The old man is usually not very talkative, but this time was different, and he proceeded to tell me his whole life story. A sad one, filled with many tragedies, and also marked by great resilience in the face of so much adversity. The old man was not able to attend school, but he had spent his life in books, to make up. I got treated to Schopenhauer and Shakespeare, and this from Ella Wheeler Wilcox:

But one by one we must all file on. Through the narrow aisles of pain.

"The young ones, they don't think about it, but one day they too will have to file on". The old man looked at me. And I told him I knew, yes, one day my turn would come also when I would have to file on, through the narrow aisles of pain, I was very aware. The old man seemed to get comfort from knowing that we all got our turn. "Such is life . . . and I wish I could just go to sleep and not wake up."

I asked if I should stay a bit longer, and he said yes.

Serena was playing a good game of tennis. I adjusted the TV so that the old man could have a better look. "Once, I was able to run, and jump like her . . ." 

Friday, September 2, 2011

Future, Past and Present

The majority of my time is spent thinking, worrying about, planning for the future. Another big chunk goes to thoughts about the past, usually regretting, remembering, rehashing, lots of re-(s) . . . Rarely, am I being here, in this moment, open to the whole experience of smell, sight, touch, hearing, tasting, and yes, thinking also.

Ayya Khema says, "We have to learn to actually experience living in the present".

Deafening sound of cars roaring on El Camino freeway, nauseating perfume of woman standing next to me, impatience of waiting for the AT&T store to open so I can get my iPhone fixed, a slight pinch in the lower back, contraction in fingers holding pen, some excitement about writing this post, a mixture of pleasantness and unpleasantness. Being in this present moment.

How do I (we) learn?

Through sustained attention, noticing again and again the mind's tendency to escape into thoughts. And through wise investigation of the suffering that comes attached. Sadness of moments not fully lived, this precious life wasted away, bit by bit. Superfluous, self-created anxiety about imaginary future. Craving for a different experience other than current one, and buried in it the seed of guaranteed unhappiness. 

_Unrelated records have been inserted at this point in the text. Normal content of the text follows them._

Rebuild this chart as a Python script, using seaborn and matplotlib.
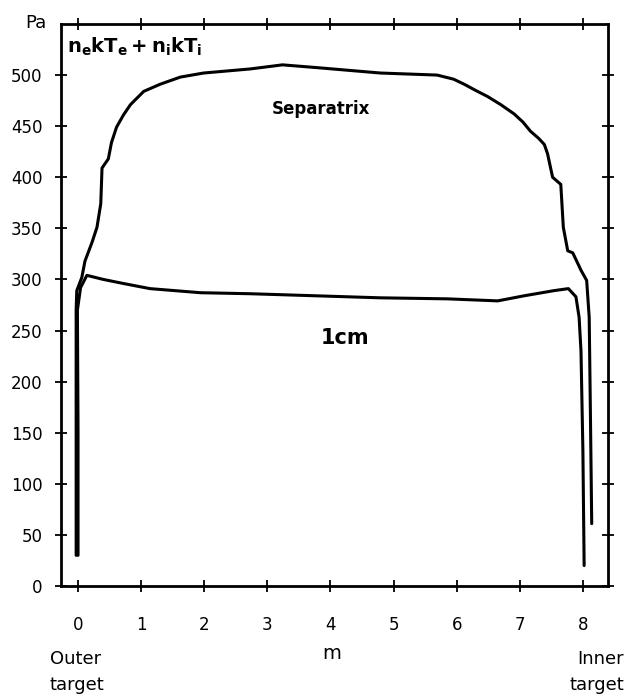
import pandas as pd
import matplotlib
matplotlib.use("Agg")
import matplotlib.pyplot as plt
import seaborn as sns

# pressure along the field line (m, Pa)
sep_x = [-0.03, -0.03, -0.03, -0.02, 0.06, 0.11, 0.22, 0.30, 0.36, 0.38, 0.48, 0.53,
         0.61, 0.72, 0.83, 1.04, 1.30, 1.62, 1.99, 2.73, 3.24, 3.84, 4.79, 5.69, 5.95,
         6.12, 6.30, 6.49, 6.70, 6.91, 7.05, 7.17, 7.30, 7.39, 7.44, 7.52, 7.65, 7.69,
         7.76, 7.84, 7.97, 8.06, 8.10, 8.12, 8.14]
sep_y = [30, 150, 270, 289, 302, 318, 336, 351, 374, 409, 418, 434,
         449, 461, 471, 484, 491, 498, 502, 506, 510, 507, 502, 500, 496,
         491, 485, 479, 471, 462, 454, 445, 438, 432, 423, 400, 393, 351,
         328, 326, 309, 299, 263, 165, 61]

cm_x = [0.0, 0.0, -0.01, 0.04, 0.14, 0.40, 0.72, 1.14, 1.94, 2.73, 4.79, 5.85,
        6.65, 7.07, 7.54, 7.77, 7.89, 7.94, 7.97, 8.00, 8.02]
cm_y = [30, 150, 270, 292, 304, 300, 296, 291, 287, 286, 282, 281,
        279, 284, 289, 291, 283, 263, 230, 133, 20]

x_ticks = [0, 1, 2, 3, 4, 5, 6, 7, 8]
y_ticks = [0, 50, 100, 150, 200, 250, 300, 350, 400, 450, 500]

sep = pd.DataFrame({"s": sep_x, "p": sep_y})
onecm = pd.DataFrame({"s": cm_x, "p": cm_y})

sns.set_style("ticks")
plt.rcParams["font.family"] = ["DejaVu Sans"]
plt.rcParams["text.color"] = "black"

fig = plt.figure(figsize=(6.25, 6.97), dpi=100)
ax = fig.add_axes([0.0976, 0.1593, 0.8754, 0.8063])

sns.lineplot(data=sep, x="s", y="p", sort=False, estimator=None,
             color="black", linewidth=2.2, ax=ax)
sns.lineplot(data=onecm, x="s", y="p", sort=False, estimator=None,
             color="black", linewidth=2.2, ax=ax)

ax.set_xlim(-0.27, 8.4)
ax.set_ylim(0, 550)
ax.set_xticks(x_ticks)
ax.set_yticks(y_ticks)
ax.set_xlabel("")
ax.set_ylabel("")
for s in ax.spines.values():
    s.set_visible(True)
    s.set_linewidth(2)
    s.set_color("black")
ax.tick_params(direction="inout", length=9, width=1.3, labelsize=12,
               top=True, right=True, colors="black")
ax.tick_params(axis="x", pad=17)
ax.tick_params(axis="y", pad=9)

# labels in the plot
ax.text(-0.17, 522, r"$\mathregular{n_ekT_e + n_ikT_i}$", fontsize=14, fontweight="bold",
        ha="left", va="baseline")
ax.text(3.85, 467, "Separatrix", fontsize=12, fontweight="bold", ha="center", va="center")
ax.text(4.23, 243, "1cm", fontsize=15, fontweight="bold", ha="center", va="center")

fig.text(0.075, 0.967, "Pa", fontsize=13, ha="right", va="center")
fig.text(0.531, 0.063, "m", fontsize=14, ha="center", va="center")
fig.text(0.08, 0.036, "Outer\ntarget", fontsize=13, ha="left", va="center", linespacing=1.6)
fig.text(0.998, 0.036, "Inner\ntarget", fontsize=13, ha="right", va="center", linespacing=1.6)

fig.savefig("out.png", dpi=100)
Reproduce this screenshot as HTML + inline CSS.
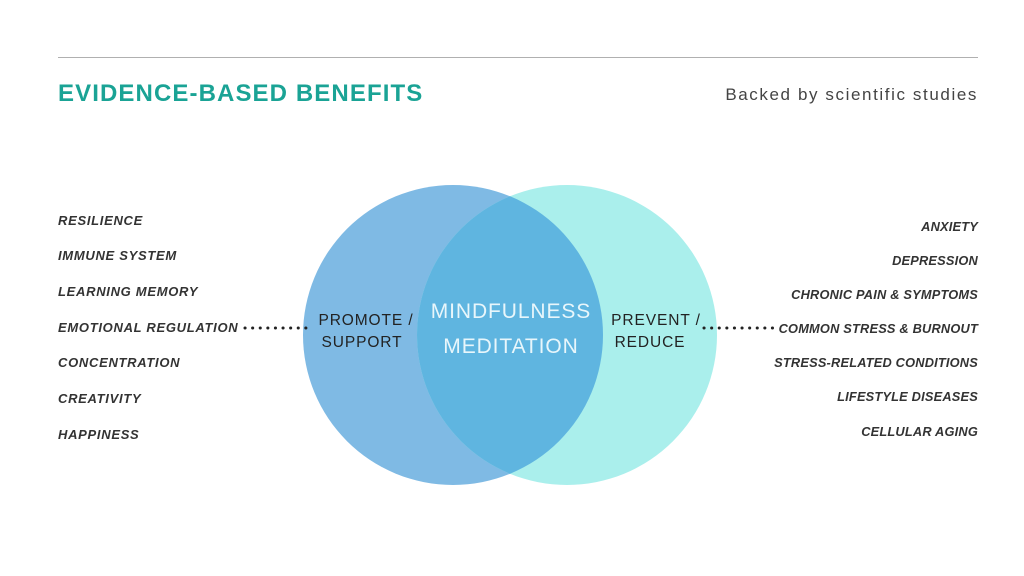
<!DOCTYPE html>
<html><head><style>
body{margin:0;width:1024px;height:576px;background:#fff;position:relative;overflow:hidden;font-family:"Liberation Sans",sans-serif}
.t{position:absolute;font-style:italic;font-weight:bold;font-size:13px;letter-spacing:0.7px;color:#333;white-space:nowrap}
.l{left:58px}.r{right:46px;text-align:right;letter-spacing:0.2px;font-size:12.8px}
</style></head><body>
<div style="position:absolute;left:58px;top:57px;width:920px;height:1px;background:#b0b0b0"></div>
<div style="position:absolute;left:58px;top:80px;font-size:24px;font-weight:bold;color:#1aa395;letter-spacing:1.1px">EVIDENCE-BASED BENEFITS</div>
<div style="position:absolute;right:46px;top:85px;font-size:17px;color:#444;letter-spacing:1.6px">Backed by scientific studies</div>
<svg width="1024" height="576" style="position:absolute;left:0;top:0">
<defs><clipPath id="c"><circle cx="453" cy="335" r="150"/></clipPath></defs>
<circle cx="453" cy="335" r="150" fill="#7fbae4"/>
<circle cx="567" cy="335" r="150" fill="#aaefec"/>
<circle cx="567" cy="335" r="150" fill="#5fb5e0" clip-path="url(#c)"/>
<line x1="245" y1="328" x2="313" y2="328" stroke="#222" stroke-width="3" stroke-dasharray="0.1 7.5" stroke-linecap="round"/>
<line x1="704" y1="328" x2="774" y2="328" stroke="#222" stroke-width="3" stroke-dasharray="0.1 7.5" stroke-linecap="round"/>
<g font-family="Liberation Sans,sans-serif" font-size="15.5" fill="#222" text-anchor="middle" letter-spacing="0.9">
<text x="366" y="325">PROMOTE /</text><text x="362" y="347">SUPPORT</text>
<text x="656" y="325">PREVENT /</text><text x="650" y="347">REDUCE</text>
</g>
<g font-family="Liberation Sans,sans-serif" font-size="21" fill="#e8f6fb" text-anchor="middle" letter-spacing="0.9">
<text x="511" y="318">MINDFULNESS</text><text x="511" y="353">MEDITATION</text>
</g>
</svg>
<div class="t l" style="top:213px">RESILIENCE</div>
<div class="t l" style="top:248px">IMMUNE SYSTEM</div>
<div class="t l" style="top:284px">LEARNING MEMORY</div>
<div class="t l" style="top:320px">EMOTIONAL REGULATION</div>
<div class="t l" style="top:355px">CONCENTRATION</div>
<div class="t l" style="top:391px">CREATIVITY</div>
<div class="t l" style="top:427px">HAPPINESS</div>
<div class="t r" style="top:219px">ANXIETY</div>
<div class="t r" style="top:253px">DEPRESSION</div>
<div class="t r" style="top:287px">CHRONIC PAIN &amp; SYMPTOMS</div>
<div class="t r" style="top:321px">COMMON STRESS &amp; BURNOUT</div>
<div class="t r" style="top:355px">STRESS-RELATED CONDITIONS</div>
<div class="t r" style="top:389px">LIFESTYLE DISEASES</div>
<div class="t r" style="top:424px">CELLULAR AGING</div>
</body></html>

Another moment. This time, noticing knots in stomach, bitterness in the mouth, street noise still, lots of it. Annoyance at the woman with the stinky perfume. "When are they going to open? Is it time yet?". Unpleasantness. Being in that present moment.

How about you? Where do you dwell most? In the present? Or do you get lost in thoughts? Do you favor the past, or the future? 

Thursday, September 1, 2011

Creating A Mindful Society

I am gladly spreading the word about the upcoming 'Creating a Mindful Society' conference that will take place in New York on October 1st. The conference is organized by Jon Kabat-Zinn and Saki Santorelli from U Mass Center for Mindfulness,  Mindful.org, and Omega Institute. I had the privilege of spending one week with with Jon and Saki earlier this year for their annual professional retreat at Mount Madonna, and I have great respect and fondness for them both. 

The event is meant to address the spreading impact of mindfulness on many aspects of our culture: business, health care,  education, behavioral health, parenting, government . . . Here are Jon and Saki, giving us a little taste of the conference:




I will not be able to attend, but I will certainly be there in spirit. I hope YOU can make it!